(Items from a dataset)
/---
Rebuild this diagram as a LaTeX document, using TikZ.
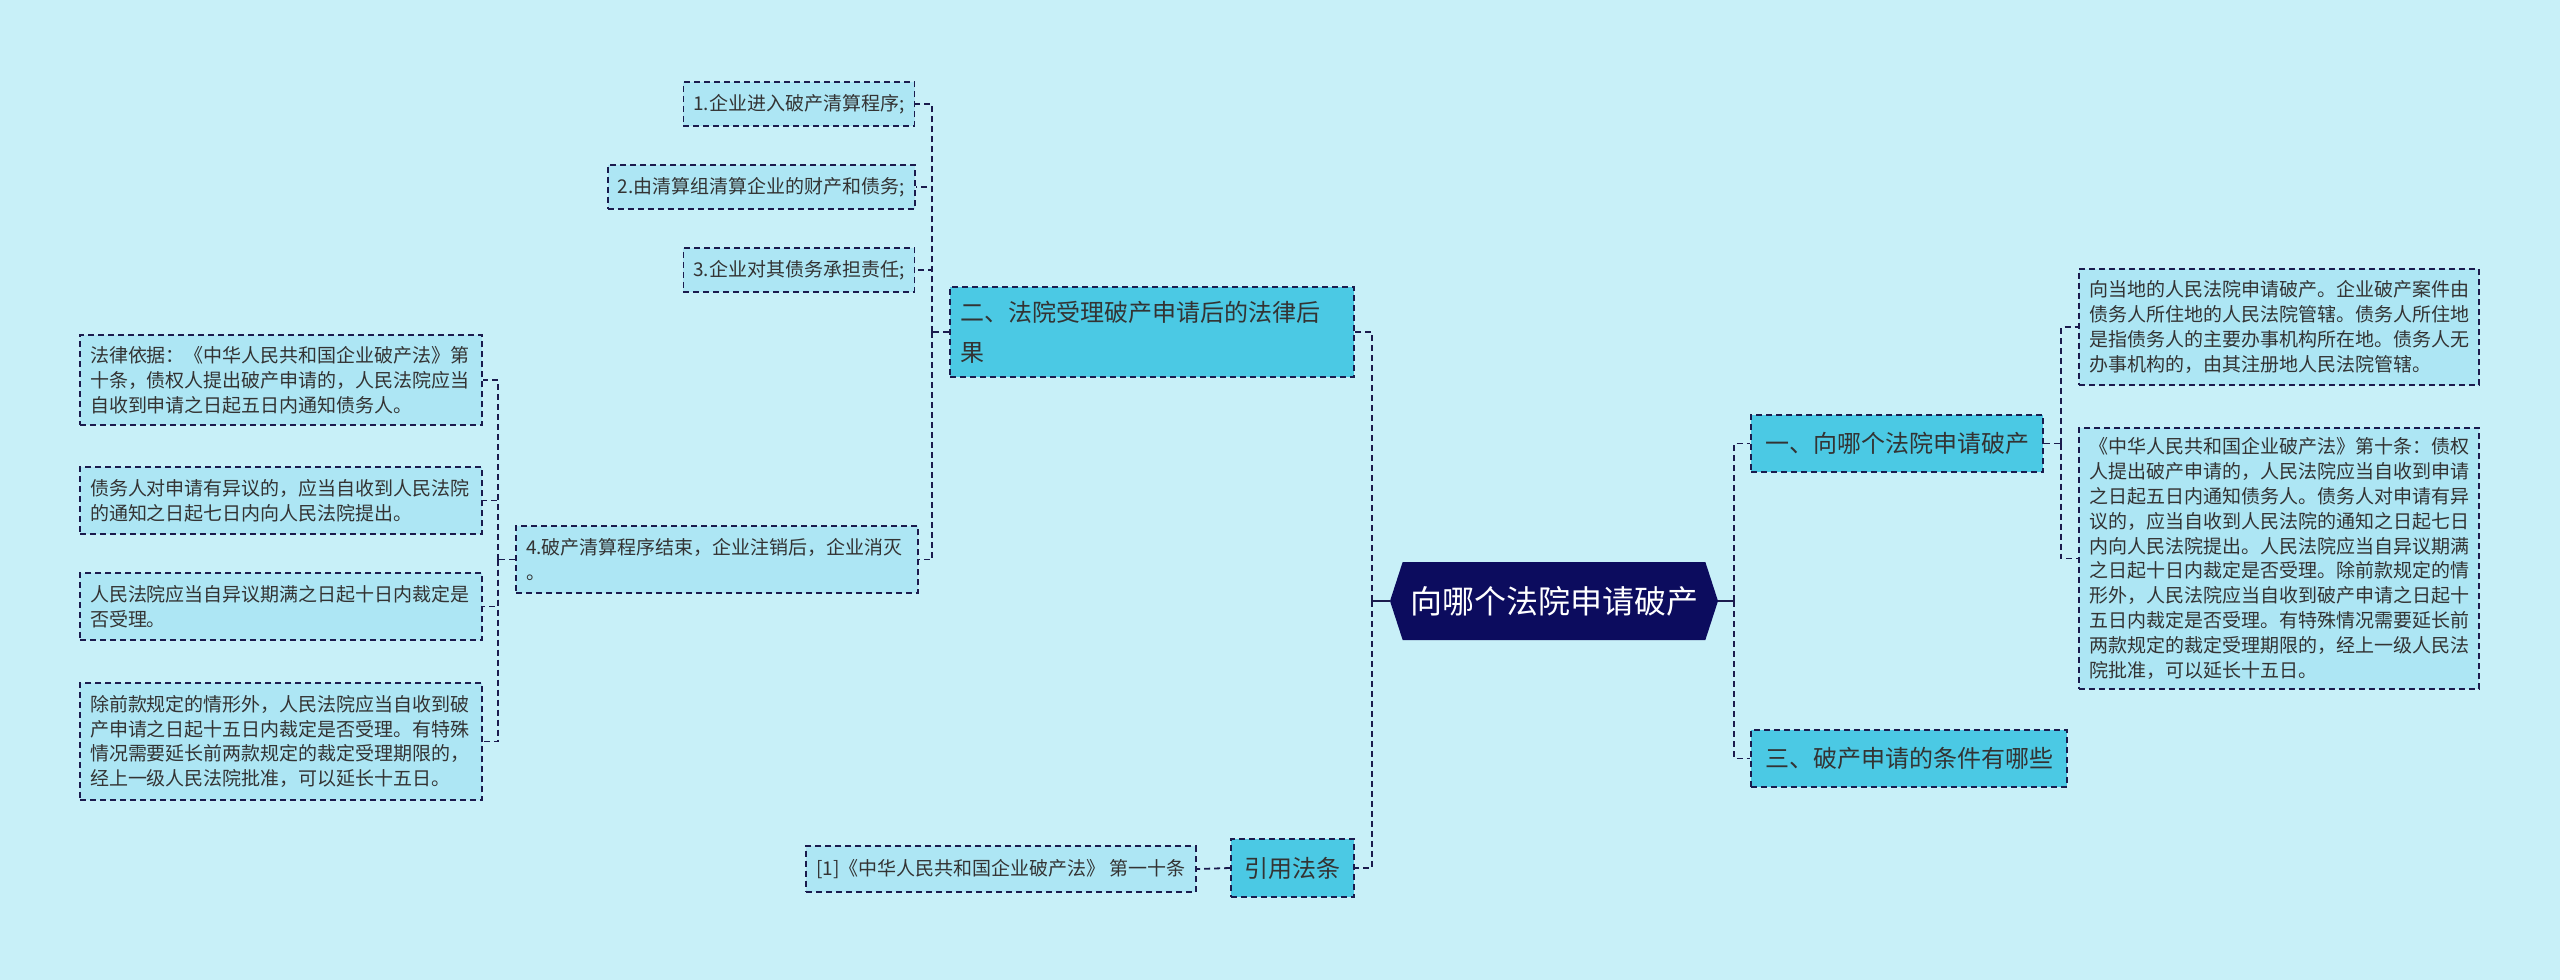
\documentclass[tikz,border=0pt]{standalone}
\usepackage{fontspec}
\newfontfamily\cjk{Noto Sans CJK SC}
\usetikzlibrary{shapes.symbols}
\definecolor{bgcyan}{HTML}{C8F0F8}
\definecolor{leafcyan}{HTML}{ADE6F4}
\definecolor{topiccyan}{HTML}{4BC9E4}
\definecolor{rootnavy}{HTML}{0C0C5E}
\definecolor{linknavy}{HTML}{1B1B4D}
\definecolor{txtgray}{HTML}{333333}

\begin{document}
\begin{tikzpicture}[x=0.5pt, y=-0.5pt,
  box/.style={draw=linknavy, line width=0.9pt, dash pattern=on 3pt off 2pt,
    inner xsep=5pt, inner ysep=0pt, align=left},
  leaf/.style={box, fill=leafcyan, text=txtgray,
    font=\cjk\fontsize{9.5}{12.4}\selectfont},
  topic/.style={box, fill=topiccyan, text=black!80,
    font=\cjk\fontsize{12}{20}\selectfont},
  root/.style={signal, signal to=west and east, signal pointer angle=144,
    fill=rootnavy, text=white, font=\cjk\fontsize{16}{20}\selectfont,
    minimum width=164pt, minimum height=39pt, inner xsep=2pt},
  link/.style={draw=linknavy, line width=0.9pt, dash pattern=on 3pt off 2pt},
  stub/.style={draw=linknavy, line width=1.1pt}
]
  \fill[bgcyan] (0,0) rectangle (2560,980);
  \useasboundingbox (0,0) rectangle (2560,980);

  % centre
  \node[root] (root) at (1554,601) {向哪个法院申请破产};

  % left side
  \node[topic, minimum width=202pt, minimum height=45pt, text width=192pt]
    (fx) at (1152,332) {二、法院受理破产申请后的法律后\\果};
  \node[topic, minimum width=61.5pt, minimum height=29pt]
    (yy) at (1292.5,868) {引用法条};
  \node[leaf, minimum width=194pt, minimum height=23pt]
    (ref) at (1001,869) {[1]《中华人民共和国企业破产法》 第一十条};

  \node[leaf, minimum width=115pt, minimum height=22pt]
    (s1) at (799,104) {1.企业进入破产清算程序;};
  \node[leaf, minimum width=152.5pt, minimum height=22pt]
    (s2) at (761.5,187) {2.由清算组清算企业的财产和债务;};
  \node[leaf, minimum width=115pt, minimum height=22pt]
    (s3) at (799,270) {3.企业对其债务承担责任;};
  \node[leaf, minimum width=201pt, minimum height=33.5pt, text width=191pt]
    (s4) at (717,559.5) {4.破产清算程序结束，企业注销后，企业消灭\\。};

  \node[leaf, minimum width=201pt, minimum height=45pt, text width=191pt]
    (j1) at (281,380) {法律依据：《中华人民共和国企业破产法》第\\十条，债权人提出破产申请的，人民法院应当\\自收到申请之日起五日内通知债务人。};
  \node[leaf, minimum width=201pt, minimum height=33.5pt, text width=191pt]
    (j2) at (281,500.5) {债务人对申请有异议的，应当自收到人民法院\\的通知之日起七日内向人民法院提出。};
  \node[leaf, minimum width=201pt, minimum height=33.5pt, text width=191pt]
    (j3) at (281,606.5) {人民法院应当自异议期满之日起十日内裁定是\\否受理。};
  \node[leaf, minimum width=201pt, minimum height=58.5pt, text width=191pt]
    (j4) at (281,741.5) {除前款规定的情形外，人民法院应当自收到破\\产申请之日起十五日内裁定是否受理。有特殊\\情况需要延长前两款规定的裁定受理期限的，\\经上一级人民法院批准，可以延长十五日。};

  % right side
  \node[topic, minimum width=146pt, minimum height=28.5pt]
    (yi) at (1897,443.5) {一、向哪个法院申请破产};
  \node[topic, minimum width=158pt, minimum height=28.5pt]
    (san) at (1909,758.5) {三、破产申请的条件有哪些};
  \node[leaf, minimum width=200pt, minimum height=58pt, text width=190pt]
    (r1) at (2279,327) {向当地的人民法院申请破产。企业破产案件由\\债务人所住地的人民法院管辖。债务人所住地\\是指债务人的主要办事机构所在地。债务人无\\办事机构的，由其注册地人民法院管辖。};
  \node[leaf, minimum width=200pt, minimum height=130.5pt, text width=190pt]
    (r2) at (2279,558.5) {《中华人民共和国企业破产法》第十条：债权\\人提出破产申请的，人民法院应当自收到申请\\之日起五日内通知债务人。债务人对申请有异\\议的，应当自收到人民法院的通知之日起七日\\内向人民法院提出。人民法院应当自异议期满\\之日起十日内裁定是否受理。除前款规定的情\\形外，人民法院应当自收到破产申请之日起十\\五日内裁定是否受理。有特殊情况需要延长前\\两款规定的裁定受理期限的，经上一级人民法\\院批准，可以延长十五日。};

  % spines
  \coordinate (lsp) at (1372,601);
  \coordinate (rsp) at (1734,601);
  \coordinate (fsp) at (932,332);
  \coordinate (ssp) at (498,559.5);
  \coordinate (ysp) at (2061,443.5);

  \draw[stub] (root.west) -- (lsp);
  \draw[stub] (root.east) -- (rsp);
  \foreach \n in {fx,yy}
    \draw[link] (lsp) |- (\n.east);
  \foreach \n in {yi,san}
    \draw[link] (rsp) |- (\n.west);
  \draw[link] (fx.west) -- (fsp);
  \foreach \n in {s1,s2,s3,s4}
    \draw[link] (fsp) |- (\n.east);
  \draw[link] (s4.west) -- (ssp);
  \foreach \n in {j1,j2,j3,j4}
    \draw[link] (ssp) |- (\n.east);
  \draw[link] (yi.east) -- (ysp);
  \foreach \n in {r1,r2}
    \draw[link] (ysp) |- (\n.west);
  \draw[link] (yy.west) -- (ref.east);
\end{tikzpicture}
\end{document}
\---
/---
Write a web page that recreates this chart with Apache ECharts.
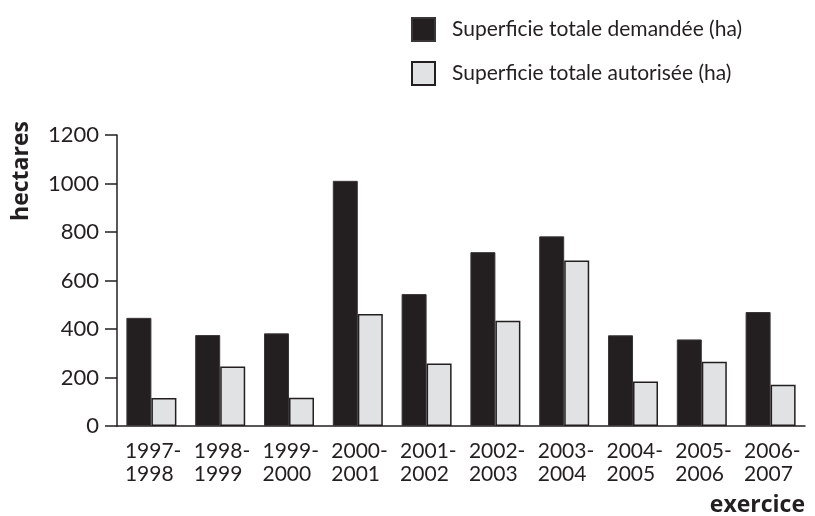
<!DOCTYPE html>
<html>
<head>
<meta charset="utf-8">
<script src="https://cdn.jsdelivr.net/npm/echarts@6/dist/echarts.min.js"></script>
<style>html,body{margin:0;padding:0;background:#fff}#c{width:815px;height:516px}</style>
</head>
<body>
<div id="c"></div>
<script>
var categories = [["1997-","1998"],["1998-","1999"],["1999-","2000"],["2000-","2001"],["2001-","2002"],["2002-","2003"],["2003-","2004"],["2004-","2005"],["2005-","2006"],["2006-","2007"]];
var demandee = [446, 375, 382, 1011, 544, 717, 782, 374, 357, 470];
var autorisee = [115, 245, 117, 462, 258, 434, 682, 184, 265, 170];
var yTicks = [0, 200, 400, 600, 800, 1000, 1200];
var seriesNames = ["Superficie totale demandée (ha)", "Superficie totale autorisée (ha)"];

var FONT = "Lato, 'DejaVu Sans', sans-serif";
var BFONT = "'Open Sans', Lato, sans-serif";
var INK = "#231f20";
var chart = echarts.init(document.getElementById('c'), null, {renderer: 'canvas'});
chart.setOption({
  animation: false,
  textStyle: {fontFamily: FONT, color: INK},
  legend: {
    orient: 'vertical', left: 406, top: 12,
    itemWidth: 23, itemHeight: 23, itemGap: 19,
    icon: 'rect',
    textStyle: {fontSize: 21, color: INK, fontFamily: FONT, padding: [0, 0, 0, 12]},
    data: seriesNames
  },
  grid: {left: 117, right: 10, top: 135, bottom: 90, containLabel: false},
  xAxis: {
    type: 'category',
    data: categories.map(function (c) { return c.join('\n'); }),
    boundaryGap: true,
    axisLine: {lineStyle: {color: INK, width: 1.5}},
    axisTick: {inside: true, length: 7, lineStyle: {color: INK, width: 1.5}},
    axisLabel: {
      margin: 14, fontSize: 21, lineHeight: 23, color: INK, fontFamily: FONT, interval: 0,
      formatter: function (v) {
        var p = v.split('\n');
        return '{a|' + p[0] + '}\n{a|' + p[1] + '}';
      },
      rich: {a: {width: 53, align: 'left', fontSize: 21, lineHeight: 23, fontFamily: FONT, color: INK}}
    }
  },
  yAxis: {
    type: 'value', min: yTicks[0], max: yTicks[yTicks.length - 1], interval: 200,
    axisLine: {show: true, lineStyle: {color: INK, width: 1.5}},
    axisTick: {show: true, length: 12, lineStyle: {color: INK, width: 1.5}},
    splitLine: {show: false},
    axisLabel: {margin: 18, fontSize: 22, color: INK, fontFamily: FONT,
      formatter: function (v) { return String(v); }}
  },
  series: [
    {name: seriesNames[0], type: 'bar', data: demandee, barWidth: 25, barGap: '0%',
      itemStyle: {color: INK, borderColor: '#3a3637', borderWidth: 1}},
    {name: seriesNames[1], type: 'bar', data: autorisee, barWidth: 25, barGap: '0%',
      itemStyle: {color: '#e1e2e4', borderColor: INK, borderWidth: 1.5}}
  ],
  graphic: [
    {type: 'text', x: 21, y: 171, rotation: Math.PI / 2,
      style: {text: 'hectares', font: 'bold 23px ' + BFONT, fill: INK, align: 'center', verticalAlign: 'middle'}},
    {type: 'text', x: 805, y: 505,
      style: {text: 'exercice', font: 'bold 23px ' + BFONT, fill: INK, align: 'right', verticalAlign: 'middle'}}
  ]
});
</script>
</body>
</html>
\---
Objective
Using the entries above, repeat exactly the lines from the one with "Rebuild this diagram" to the one with "(root) at (1554,601)", both included, and leave the pictures behind.

Result of the task
Rebuild this diagram as a LaTeX document, using TikZ.
\documentclass[tikz,border=0pt]{standalone}
\usepackage{fontspec}
\newfontfamily\cjk{Noto Sans CJK SC}
\usetikzlibrary{shapes.symbols}
\definecolor{bgcyan}{HTML}{C8F0F8}
\definecolor{leafcyan}{HTML}{ADE6F4}
\definecolor{topiccyan}{HTML}{4BC9E4}
\definecolor{rootnavy}{HTML}{0C0C5E}
\definecolor{linknavy}{HTML}{1B1B4D}
\definecolor{txtgray}{HTML}{333333}

\begin{document}
\begin{tikzpicture}[x=0.5pt, y=-0.5pt,
  box/.style={draw=linknavy, line width=0.9pt, dash pattern=on 3pt off 2pt,
    inner xsep=5pt, inner ysep=0pt, align=left},
  leaf/.style={box, fill=leafcyan, text=txtgray,
    font=\cjk\fontsize{9.5}{12.4}\selectfont},
  topic/.style={box, fill=topiccyan, text=black!80,
    font=\cjk\fontsize{12}{20}\selectfont},
  root/.style={signal, signal to=west and east, signal pointer angle=144,
    fill=rootnavy, text=white, font=\cjk\fontsize{16}{20}\selectfont,
    minimum width=164pt, minimum height=39pt, inner xsep=2pt},
  link/.style={draw=linknavy, line width=0.9pt, dash pattern=on 3pt off 2pt},
  stub/.style={draw=linknavy, line width=1.1pt}
]
  \fill[bgcyan] (0,0) rectangle (2560,980);
  \useasboundingbox (0,0) rectangle (2560,980);

  % centre
  \node[root] (root) at (1554,601) {向哪个法院申请破产};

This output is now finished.